--- BEGIN Data excerpt ---

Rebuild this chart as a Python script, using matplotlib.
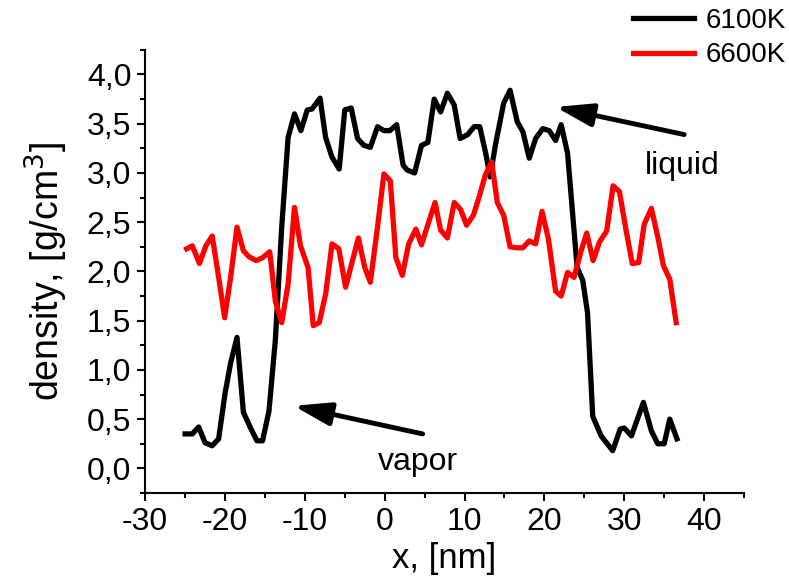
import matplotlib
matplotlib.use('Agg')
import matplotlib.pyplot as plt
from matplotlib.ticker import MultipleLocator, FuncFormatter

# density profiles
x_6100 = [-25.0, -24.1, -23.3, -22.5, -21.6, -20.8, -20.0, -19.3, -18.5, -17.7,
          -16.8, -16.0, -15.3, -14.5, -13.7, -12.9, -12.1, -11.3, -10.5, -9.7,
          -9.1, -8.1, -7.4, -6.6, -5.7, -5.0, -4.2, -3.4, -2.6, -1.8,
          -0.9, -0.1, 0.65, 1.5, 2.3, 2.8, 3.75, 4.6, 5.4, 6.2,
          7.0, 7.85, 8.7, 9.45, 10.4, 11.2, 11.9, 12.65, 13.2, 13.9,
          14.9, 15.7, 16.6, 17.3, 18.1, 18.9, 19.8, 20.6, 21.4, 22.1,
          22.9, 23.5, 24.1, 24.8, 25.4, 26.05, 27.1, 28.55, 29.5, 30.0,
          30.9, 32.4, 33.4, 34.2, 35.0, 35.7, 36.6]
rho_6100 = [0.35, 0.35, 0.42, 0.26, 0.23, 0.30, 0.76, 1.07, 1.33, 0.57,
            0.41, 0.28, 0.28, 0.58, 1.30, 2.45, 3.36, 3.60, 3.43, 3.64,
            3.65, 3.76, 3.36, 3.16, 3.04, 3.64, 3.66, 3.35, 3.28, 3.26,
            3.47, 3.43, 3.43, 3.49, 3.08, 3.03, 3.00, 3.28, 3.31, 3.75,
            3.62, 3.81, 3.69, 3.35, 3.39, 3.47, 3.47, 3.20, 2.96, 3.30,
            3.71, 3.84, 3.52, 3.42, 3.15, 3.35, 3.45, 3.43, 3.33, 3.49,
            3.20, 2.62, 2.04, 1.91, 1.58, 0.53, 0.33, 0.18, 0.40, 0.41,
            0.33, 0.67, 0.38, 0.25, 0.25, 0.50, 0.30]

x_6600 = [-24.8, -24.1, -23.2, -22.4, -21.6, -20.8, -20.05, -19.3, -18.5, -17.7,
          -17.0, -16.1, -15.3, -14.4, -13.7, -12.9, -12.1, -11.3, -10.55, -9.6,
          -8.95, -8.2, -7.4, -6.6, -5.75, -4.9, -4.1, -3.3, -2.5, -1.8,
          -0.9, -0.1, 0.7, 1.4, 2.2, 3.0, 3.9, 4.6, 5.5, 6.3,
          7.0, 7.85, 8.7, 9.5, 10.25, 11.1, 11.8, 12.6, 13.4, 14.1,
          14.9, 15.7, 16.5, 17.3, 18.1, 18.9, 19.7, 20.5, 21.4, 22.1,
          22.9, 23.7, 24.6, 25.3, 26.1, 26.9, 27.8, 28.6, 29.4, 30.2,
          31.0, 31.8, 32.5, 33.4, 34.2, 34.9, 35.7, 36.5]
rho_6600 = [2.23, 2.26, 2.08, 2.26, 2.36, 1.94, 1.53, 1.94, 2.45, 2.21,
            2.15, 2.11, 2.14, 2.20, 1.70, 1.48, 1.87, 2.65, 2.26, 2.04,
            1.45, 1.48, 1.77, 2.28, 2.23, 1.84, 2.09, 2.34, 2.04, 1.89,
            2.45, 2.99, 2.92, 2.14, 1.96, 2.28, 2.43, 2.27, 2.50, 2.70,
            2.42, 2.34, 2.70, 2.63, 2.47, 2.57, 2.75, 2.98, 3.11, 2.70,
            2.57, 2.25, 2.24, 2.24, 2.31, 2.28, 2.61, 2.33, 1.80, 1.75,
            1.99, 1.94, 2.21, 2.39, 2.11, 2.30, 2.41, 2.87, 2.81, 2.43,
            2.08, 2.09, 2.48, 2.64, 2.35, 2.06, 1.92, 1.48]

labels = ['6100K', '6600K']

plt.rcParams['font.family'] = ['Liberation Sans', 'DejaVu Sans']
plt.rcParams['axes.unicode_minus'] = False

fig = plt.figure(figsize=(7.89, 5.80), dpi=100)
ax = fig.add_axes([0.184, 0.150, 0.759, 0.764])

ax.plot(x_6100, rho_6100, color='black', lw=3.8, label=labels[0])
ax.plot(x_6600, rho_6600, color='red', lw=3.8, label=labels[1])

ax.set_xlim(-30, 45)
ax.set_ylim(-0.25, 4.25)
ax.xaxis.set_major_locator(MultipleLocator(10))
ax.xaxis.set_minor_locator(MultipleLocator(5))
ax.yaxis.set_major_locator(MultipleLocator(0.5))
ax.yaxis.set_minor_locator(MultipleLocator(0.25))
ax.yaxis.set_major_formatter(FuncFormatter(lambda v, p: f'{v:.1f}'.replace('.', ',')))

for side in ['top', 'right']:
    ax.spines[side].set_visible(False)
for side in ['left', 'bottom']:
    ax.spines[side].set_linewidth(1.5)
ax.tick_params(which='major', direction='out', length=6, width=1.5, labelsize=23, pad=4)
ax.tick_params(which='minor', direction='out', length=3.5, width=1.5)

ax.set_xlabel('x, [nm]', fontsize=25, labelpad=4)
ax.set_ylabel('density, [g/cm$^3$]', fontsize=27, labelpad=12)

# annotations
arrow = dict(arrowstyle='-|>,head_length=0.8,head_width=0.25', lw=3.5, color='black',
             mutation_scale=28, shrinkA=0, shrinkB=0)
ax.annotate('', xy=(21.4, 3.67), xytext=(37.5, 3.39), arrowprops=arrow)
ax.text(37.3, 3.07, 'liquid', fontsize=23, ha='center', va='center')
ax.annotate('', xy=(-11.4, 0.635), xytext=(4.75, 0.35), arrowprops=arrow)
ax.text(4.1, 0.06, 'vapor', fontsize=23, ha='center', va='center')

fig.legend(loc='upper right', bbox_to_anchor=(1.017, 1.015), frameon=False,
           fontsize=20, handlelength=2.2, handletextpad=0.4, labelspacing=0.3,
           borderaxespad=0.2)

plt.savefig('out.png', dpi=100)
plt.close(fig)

--- END Data excerpt ---

**Goal:**
Omit every picture, then repeat the remaining data exactly as it appears above.

**The reply:**
Rebuild this chart as a Python script, using matplotlib.
import matplotlib
matplotlib.use('Agg')
import matplotlib.pyplot as plt
from matplotlib.ticker import MultipleLocator, FuncFormatter

# density profiles
x_6100 = [-25.0, -24.1, -23.3, -22.5, -21.6, -20.8, -20.0, -19.3, -18.5, -17.7,
          -16.8, -16.0, -15.3, -14.5, -13.7, -12.9, -12.1, -11.3, -10.5, -9.7,
          -9.1, -8.1, -7.4, -6.6, -5.7, -5.0, -4.2, -3.4, -2.6, -1.8,
          -0.9, -0.1, 0.65, 1.5, 2.3, 2.8, 3.75, 4.6, 5.4, 6.2,
          7.0, 7.85, 8.7, 9.45, 10.4, 11.2, 11.9, 12.65, 13.2, 13.9,
          14.9, 15.7, 16.6, 17.3, 18.1, 18.9, 19.8, 20.6, 21.4, 22.1,
          22.9, 23.5, 24.1, 24.8, 25.4, 26.05, 27.1, 28.55, 29.5, 30.0,
          30.9, 32.4, 33.4, 34.2, 35.0, 35.7, 36.6]
rho_6100 = [0.35, 0.35, 0.42, 0.26, 0.23, 0.30, 0.76, 1.07, 1.33, 0.57,
            0.41, 0.28, 0.28, 0.58, 1.30, 2.45, 3.36, 3.60, 3.43, 3.64,
            3.65, 3.76, 3.36, 3.16, 3.04, 3.64, 3.66, 3.35, 3.28, 3.26,
            3.47, 3.43, 3.43, 3.49, 3.08, 3.03, 3.00, 3.28, 3.31, 3.75,
            3.62, 3.81, 3.69, 3.35, 3.39, 3.47, 3.47, 3.20, 2.96, 3.30,
            3.71, 3.84, 3.52, 3.42, 3.15, 3.35, 3.45, 3.43, 3.33, 3.49,
            3.20, 2.62, 2.04, 1.91, 1.58, 0.53, 0.33, 0.18, 0.40, 0.41,
            0.33, 0.67, 0.38, 0.25, 0.25, 0.50, 0.30]

x_6600 = [-24.8, -24.1, -23.2, -22.4, -21.6, -20.8, -20.05, -19.3, -18.5, -17.7,
          -17.0, -16.1, -15.3, -14.4, -13.7, -12.9, -12.1, -11.3, -10.55, -9.6,
          -8.95, -8.2, -7.4, -6.6, -5.75, -4.9, -4.1, -3.3, -2.5, -1.8,
          -0.9, -0.1, 0.7, 1.4, 2.2, 3.0, 3.9, 4.6, 5.5, 6.3,
          7.0, 7.85, 8.7, 9.5, 10.25, 11.1, 11.8, 12.6, 13.4, 14.1,
          14.9, 15.7, 16.5, 17.3, 18.1, 18.9, 19.7, 20.5, 21.4, 22.1,
          22.9, 23.7, 24.6, 25.3, 26.1, 26.9, 27.8, 28.6, 29.4, 30.2,
          31.0, 31.8, 32.5, 33.4, 34.2, 34.9, 35.7, 36.5]
rho_6600 = [2.23, 2.26, 2.08, 2.26, 2.36, 1.94, 1.53, 1.94, 2.45, 2.21,
            2.15, 2.11, 2.14, 2.20, 1.70, 1.48, 1.87, 2.65, 2.26, 2.04,
            1.45, 1.48, 1.77, 2.28, 2.23, 1.84, 2.09, 2.34, 2.04, 1.89,
            2.45, 2.99, 2.92, 2.14, 1.96, 2.28, 2.43, 2.27, 2.50, 2.70,
            2.42, 2.34, 2.70, 2.63, 2.47, 2.57, 2.75, 2.98, 3.11, 2.70,
            2.57, 2.25, 2.24, 2.24, 2.31, 2.28, 2.61, 2.33, 1.80, 1.75,
            1.99, 1.94, 2.21, 2.39, 2.11, 2.30, 2.41, 2.87, 2.81, 2.43,
            2.08, 2.09, 2.48, 2.64, 2.35, 2.06, 1.92, 1.48]

labels = ['6100K', '6600K']

plt.rcParams['font.family'] = ['Liberation Sans', 'DejaVu Sans']
plt.rcParams['axes.unicode_minus'] = False

fig = plt.figure(figsize=(7.89, 5.80), dpi=100)
ax = fig.add_axes([0.184, 0.150, 0.759, 0.764])

ax.plot(x_6100, rho_6100, color='black', lw=3.8, label=labels[0])
ax.plot(x_6600, rho_6600, color='red', lw=3.8, label=labels[1])

ax.set_xlim(-30, 45)
ax.set_ylim(-0.25, 4.25)
ax.xaxis.set_major_locator(MultipleLocator(10))
ax.xaxis.set_minor_locator(MultipleLocator(5))
ax.yaxis.set_major_locator(MultipleLocator(0.5))
ax.yaxis.set_minor_locator(MultipleLocator(0.25))
ax.yaxis.set_major_formatter(FuncFormatter(lambda v, p: f'{v:.1f}'.replace('.', ',')))

for side in ['top', 'right']:
    ax.spines[side].set_visible(False)
for side in ['left', 'bottom']:
    ax.spines[side].set_linewidth(1.5)
ax.tick_params(which='major', direction='out', length=6, width=1.5, labelsize=23, pad=4)
ax.tick_params(which='minor', direction='out', length=3.5, width=1.5)

ax.set_xlabel('x, [nm]', fontsize=25, labelpad=4)
ax.set_ylabel('density, [g/cm$^3$]', fontsize=27, labelpad=12)

# annotations
arrow = dict(arrowstyle='-|>,head_length=0.8,head_width=0.25', lw=3.5, color='black',
             mutation_scale=28, shrinkA=0, shrinkB=0)
ax.annotate('', xy=(21.4, 3.67), xytext=(37.5, 3.39), arrowprops=arrow)
ax.text(37.3, 3.07, 'liquid', fontsize=23, ha='center', va='center')
ax.annotate('', xy=(-11.4, 0.635), xytext=(4.75, 0.35), arrowprops=arrow)
ax.text(4.1, 0.06, 'vapor', fontsize=23, ha='center', va='center')

fig.legend(loc='upper right', bbox_to_anchor=(1.017, 1.015), frameon=False,
           fontsize=20, handlelength=2.2, handletextpad=0.4, labelspacing=0.3,
           borderaxespad=0.2)

plt.savefig('out.png', dpi=100)
plt.close(fig)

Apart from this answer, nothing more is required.